Un’interazione sinergica
Giuseppe Catarinozzi, direttore del mercato Pubblica Amministrazione di Minsait in Italia
L’interoperabilità e l’integrazione dei canali online e offline per le organizzazioni della pubblica amministrazione porta benefici tangibili, facilitando l’accesso ai servizi, migliorando l’efficienza e potenziando l’esperienza dei cittadini. Un’interazione sinergica tra questi canali permette di offrire soluzioni complete e personalizzate, consentendo una comunicazione più efficace. Oltre a un flusso di informazioni più rapido e una maggiore trasparenza nella gestione delle attività amministrative”.
Cloud e sicurezza, la situazione del settore pubblico e integrazione
Due sfide decisive per il successo del processo di digitalizzazione dei canali della Pubblica Amministrazione riguardano la transizione al Cloud e la sicurezza delle informazioni. Il Piano Nazionale di Ripresa e Resilienza ha stanziato ingenti fondi per la digitalizzazione della PA indirizzandola su un principio Cloud First.
Spingere sul cloud
Ad oggi, secondo il rapporto, ad eccezione del sito web, che risiede in Cloud per più della metà degli enti intervistati, gli altri canali presi in esame (App Mobile, Contact Center e sportelli) sono ancora gestiti nel Data Center dell’ente. Ciononostante, buona parte delle organizzazioni progetta di migrare questi sistemi in Cloud nei prossimi 12 mesi.
I vantaggi
Tra i principali vantaggi del Cloud per le aziende pubbliche ci sono la scalabilità per adattarsi alle nuove esigenze o ai cambiamenti delle esigenze iniziali (motivazione significativa per l’adozione del Cloud nel 96% dei casi). Inoltre la rapidità per sperimentare soluzioni innovative (85%) e l’usabilità delle soluzioni (74%) che facilita l’adozione effettiva degli strumenti e la trasformazione dei processi. Tra le principali problematiche, le organizzazioni pubbliche evidenziano la variabilità dei costi di Operations per il 67% del campione e la mancanza di competenze per il 40% delle aziende.
Focus sulla cybersecurity
Anche la sicurezza riveste un ruolo cruciale nel processo di digitalizzazione della PA. E questo per garantire ai cittadini la possibilità di accedere ai servizi da remoto, gestendo dati spesso critici o sensibili. Secondo il rapporto, il 79% delle PA mette a disposizione dei propri utenti sia credenziali proprietarie sia sistemi di identità digitale nazionali (come SPID e CIE) per garantire l’accesso sicuro ai propri servizi online. Nel 18% dei casi è sufficiente l’utilizzo di credenziali proprietarie, mentre nel restante 3% l’accesso può avvenire unicamente attraverso identità digitali nazionali.

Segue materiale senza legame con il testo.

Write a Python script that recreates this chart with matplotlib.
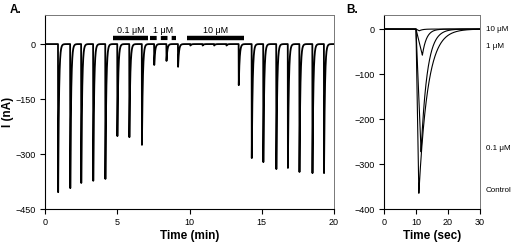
import numpy as np
import matplotlib
matplotlib.use('Agg')
from matplotlib import pyplot as plt

narrow = ['Liberation Sans', 'DejaVu Sans']
bold_font = ['Liberation Sans', 'DejaVu Sans']
plt.rcParams['font.family'] = narrow

# panel A: spike onset times (min) and peak currents (nA)
spike_t = [0.9, 1.74, 2.5, 3.33, 4.17, 5.0, 5.83, 6.7, 7.55, 8.4, 9.2,
           10.05, 10.9, 11.7, 12.55, 13.4, 14.3, 15.1, 16.0, 16.8, 17.6, 18.5, 19.3]
spike_amp = [-404, -393, -379, -373, -368, -251, -254, -275, -57, -46, -62,
             -4, -4, -4, -4, -112, -311, -322, -341, -338, -349, -352, -352]

# drug application bars (min)
bar_labels = ['0.1 \u03bcM', '1 \u03bcM', '10 \u03bcM']
bar_start = [4.72, 7.3, 9.85]
bar_end = [7.15, 9.1, 13.8]
bar_dashed = [False, True, False]

# panel B: single responses, peak time (sec), peak (nA), decay tau (sec)
trace_names = ['10 \u03bcM', '1 \u03bcM', '0.1 \u03bcM', 'Control']
trace_peak_t = [11.0, 12.0, 11.6, 10.9]
trace_amp = [-4, -58, -273, -365]
trace_tau = [1.0, 1.3, 1.9, 2.8]
trace_label_y = [0, -38, -265, -358]

fig = plt.figure(figsize=(5.13, 2.47), dpi=100)

axA = fig.add_axes([0.0877, 0.1538, 0.5634, 0.785])
t = np.linspace(0, 20, 20001)
yA = np.zeros_like(t)
for t0, a in zip(spike_t, spike_amp):
    rise = (t >= t0) & (t < t0 + 0.01)
    yA[rise] += a * (t[rise] - t0) / 0.01
    dec = t >= t0 + 0.01
    yA[dec] += a * np.exp(-(t[dec] - t0 - 0.01) / 0.06)
axA.plot(t, yA, color='black', lw=1.3)

for lab, s, e, d in zip(bar_labels, bar_start, bar_end, bar_dashed):
    if d:
        axA.plot([s, e], [16, 16], color='black', lw=3, dashes=(1.6, 1.0), solid_capstyle='butt')
    else:
        axA.plot([s, e], [16, 16], color='black', lw=3.2, solid_capstyle='butt')
    axA.text((s + e) / 2, 24, lab, ha='center', va='bottom', fontsize=6.5)

axA.set_xlim(0, 20)
axA.set_ylim(-450, 79)
axA.set_xticks([0, 5, 10, 15, 20])
axA.set_yticks([0, -150, -300, -450])
axA.set_xlabel('Time (min)', fontsize=8.5, fontweight='bold', family=bold_font, labelpad=2)
axA.set_ylabel('I (nA)', fontsize=8.5, fontweight='bold', family=bold_font)
axA.yaxis.set_label_coords(-0.108, 0.5)

axB = fig.add_axes([0.7485, 0.1538, 0.1871, 0.785])
tb = np.linspace(0, 30, 6001)
on = 10.0
for tp, a, tau, ly, name in zip(trace_peak_t, trace_amp, trace_tau, trace_label_y, trace_names):
    yb = np.zeros_like(tb)
    m = (tb >= on) & (tb < tp)
    yb[m] = a * (tb[m] - on) / (tp - on)
    m = tb >= tp
    yb[m] = a * np.exp(-(tb[m] - tp) / tau)
    axB.plot(tb, yb, color='black', lw=0.8)
    axB.text(1.06, ly, name, transform=axB.get_yaxis_transform(), fontsize=5.8, va='center', ha='left')

axB.set_xlim(0, 30)
axB.set_ylim(-400, 31)
axB.set_xticks([0, 10, 20, 30])
axB.set_yticks([0, -100, -200, -300, -400])
axB.set_xlabel('Time (sec)', fontsize=8.5, fontweight='bold', family=bold_font, labelpad=2)

for ax in (axA, axB):
    ax.tick_params(direction='out', length=3.5, width=0.8, labelsize=6.5, pad=3)
    for s in ('top', 'right'):
        ax.spines[s].set_color('#777777')
        ax.spines[s].set_linewidth(0.7)
    for s in ('left', 'bottom'):
        ax.spines[s].set_linewidth(0.8)

fig.text(10 / 513, 1 - 10 / 247, 'A.', fontsize=8.5, fontweight='bold', va='center', family=bold_font)
fig.text(346 / 513, 1 - 10 / 247, 'B.', fontsize=8.5, fontweight='bold', va='center', family=bold_font)

fig.savefig('out.png', dpi=100)
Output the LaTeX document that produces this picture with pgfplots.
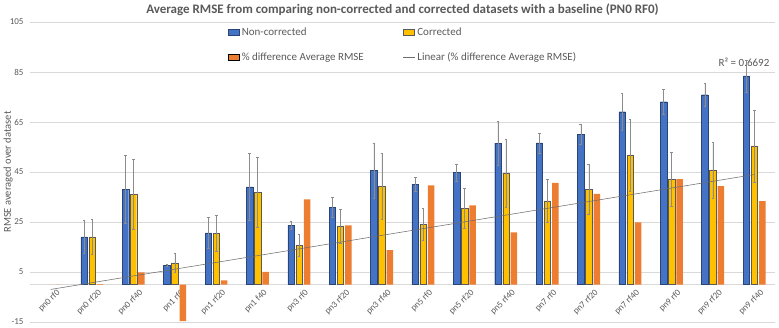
\documentclass[border=0pt]{standalone}
\usepackage{pgfplots}
\pgfplotsset{compat=1.18}
\usepackage{pgfplotstable}
\usepackage{fontspec}
\setmainfont{Carlito}

\definecolor{ncblue}{HTML}{4472C4}
\definecolor{cyellow}{HTML}{FFC000}
\definecolor{dorange}{HTML}{ED7D31}
\definecolor{txtgray}{HTML}{595959}
\definecolor{gridgray}{HTML}{D9D9D9}
\definecolor{errgray}{HTML}{8C8C8C}
\definecolor{trendgray}{HTML}{6E6E6E}

\pgfplotsset{
  rect legend/.style={legend image code/.code={\draw[##1] (0pt,-3pt) rectangle (11pt,3pt);}},
  short line legend/.style={legend image code/.code={\draw[##1] (0pt,0pt) -- (12pt,0pt);}},
  gray errors/.style={error bars/.cd, y dir=both, y explicit,
    error bar style={errgray, line width=0.5pt},
    error mark options={rotate=90, errgray, mark size=1.3pt}},
}

% idx: dataset position; blue/berr: non-corrected mean and error;
% yel/yerr: corrected mean and error; diff: % difference of the average RMSE
\pgfplotstableread{
idx blue berr yel yerr diff
0  nan  nan  nan  nan  0
1  19.1 6.7  19.1 7.1  0.2
2  38.2 13.6 36.1 14.0 4.9
3  7.8  0.5  8.7  3.8  -14.6
4  20.7 6.2  20.5 7.2  1.7
5  39.1 13.4 36.9 14.0 5.1
6  23.8 1.6  15.7 4.4  34.1
7  31.0 4.1  23.5 6.8  23.7
8  45.7 11.0 39.3 13.2 13.8
9  40.2 2.7  24.1 6.4  39.7
10 44.9 3.4  30.6 8.0  31.7
11 56.5 8.9  44.6 13.5 20.9
12 56.6 4.0  33.5 8.7  40.7
13 60.1 4.1  38.2 10.0 36.3
14 69.1 7.5  51.8 14.4 24.9
15 73.1 5.0  42.2 10.8 42.2
16 75.9 4.7  45.8 11.2 39.4
17 83.4 6.5  55.4 14.4 33.4
}\rmse

% offset of the side bars inside a group, in category units
\def\side{0.1932}

\begin{document}
\begin{tikzpicture}[x=1pt,y=1pt]
\useasboundingbox (0,0) rectangle (779,327);
\begin{axis}[
  at={(30pt,5pt)}, anchor=south west,
  scale only axis, width=745pt, height=300pt,
  xmin=-0.5, xmax=17.5, ymin=-15, ymax=105,
  axis x line=middle, axis y line=left,
  x axis line style={draw=gridgray, line width=0.6pt, -},
  y axis line style={draw=none},
  major tick length=0pt,
  xtick={0,...,17},
  xticklabels={pn0 rf0, pn0 rf20, pn0 rf40, pn1 rf0, pn1 rf20, pn1 f40,
    pn3 rf0, pn3 rf20, pn3 rf40, pn5 rf0, pn5 rf20, pn5 rf40,
    pn7 rf0, pn7 rf20, pn7 rf40, pn9 rf0, pn9 rf20, pn9 rf40},
  ytick={-15,5,...,105},
  ymajorgrids, grid style={gridgray, line width=0.6pt},
  /pgf/number format/assume math mode=true,
  tick label style={font=\fontsize{9}{10}\selectfont, text=txtgray},
  xticklabel style={rotate=45, anchor=north east, inner sep=1pt, xshift=2pt, yshift=-5.5pt},
  yticklabel style={xshift=-3pt},
  ylabel={RMSE averaged over dataset},
  ylabel style={at={(axis description cs:-0.0295,0.5)}, anchor=center,
    font=\fontsize{10.5}{12}\selectfont, text=txtgray},
  title={Average RMSE from comparing non-corrected and corrected datasets with a baseline (PN0 RF0)},
  title style={at={(axis description cs:0.5,1)}, anchor=base, yshift=2pt,
    font=\bfseries\fontsize{13}{15}\selectfont, text=txtgray},
  legend columns=2,
  legend cell align=left,
  legend style={at={(0.262,0.995)}, anchor=north west, draw=none, fill=none,
    font=\fontsize{11}{13}\selectfont, text=txtgray, row sep=12pt,
    /tikz/every even column/.append style={column sep=37pt}},
]
\addplot[ybar, bar width=6.5pt, bar shift=0pt, fill=ncblue, draw=ncblue!60!black,
  line width=0.4pt, rect legend, gray errors]
  table[x expr=\thisrow{idx}-\side, y=blue, y error=berr] {\rmse};
\addlegendentry{Non-corrected}
\addplot[ybar, bar width=6.5pt, bar shift=0pt, fill=cyellow, draw=black!65,
  line width=0.4pt, rect legend, gray errors]
  table[x=idx, y=yel, y error=yerr] {\rmse};
\addlegendentry{Corrected}
\addplot[ybar, bar width=6.5pt, bar shift=0pt, fill=dorange, draw=none, rect legend]
  table[x expr=\thisrow{idx}+\side, y=diff] {\rmse};
\addlegendentry{\% difference Average RMSE}
\addplot[sharp plot, no marks, color=trendgray, line width=0.55pt, short line legend]
  table[x=idx, y={create col/linear regression={y=diff}}] {\rmse};
\addlegendentry{Linear (\% difference Average RMSE)}
\node[font=\fontsize{11}{13}\selectfont, text=txtgray] at (axis cs:16.75,89) {R² = 0.6692};
\end{axis}
\end{tikzpicture}
\end{document}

Poca attenzione per le vulnerabilità
Questa rilevazione evidenzia un generale ritardo rispetto a quanto previsto dalla normativa vigente. Infatti, secondo quanto stabilito dal Decreto Semplificazioni, tutte le amministrazioni locali e centrali avrebbero dovuto integrare SPID e CIE come sistemi di autenticazione e accesso ai servizi pubblici digitali a partire da febbraio 2021.
All’interno della pubblica amministrazione, inoltre, si osserva un livello di attenzione spesso insufficiente per l’individuazione di potenziali vulnerabilità di sicurezza che possono coinvolgere le applicazioni e le infrastrutture basate su Cloud, sfruttabili dai criminali informatici come punto di ingresso per attuare azioni malevole nei sistemi aziendali.
Settore pubblico e integrazione fra i touchpoint on e offline
Il 37% delle organizzazioni sembra non aver ancora definito una strategia chiara per riconoscere le vulnerabilità presenti nelle applicazioni e nelle infrastrutture. Tra queste, il 35% effettua solo occasionalmente attività di identificazione, mentre il restante 2% non svolge alcuna forma di valutazione della sicurezza.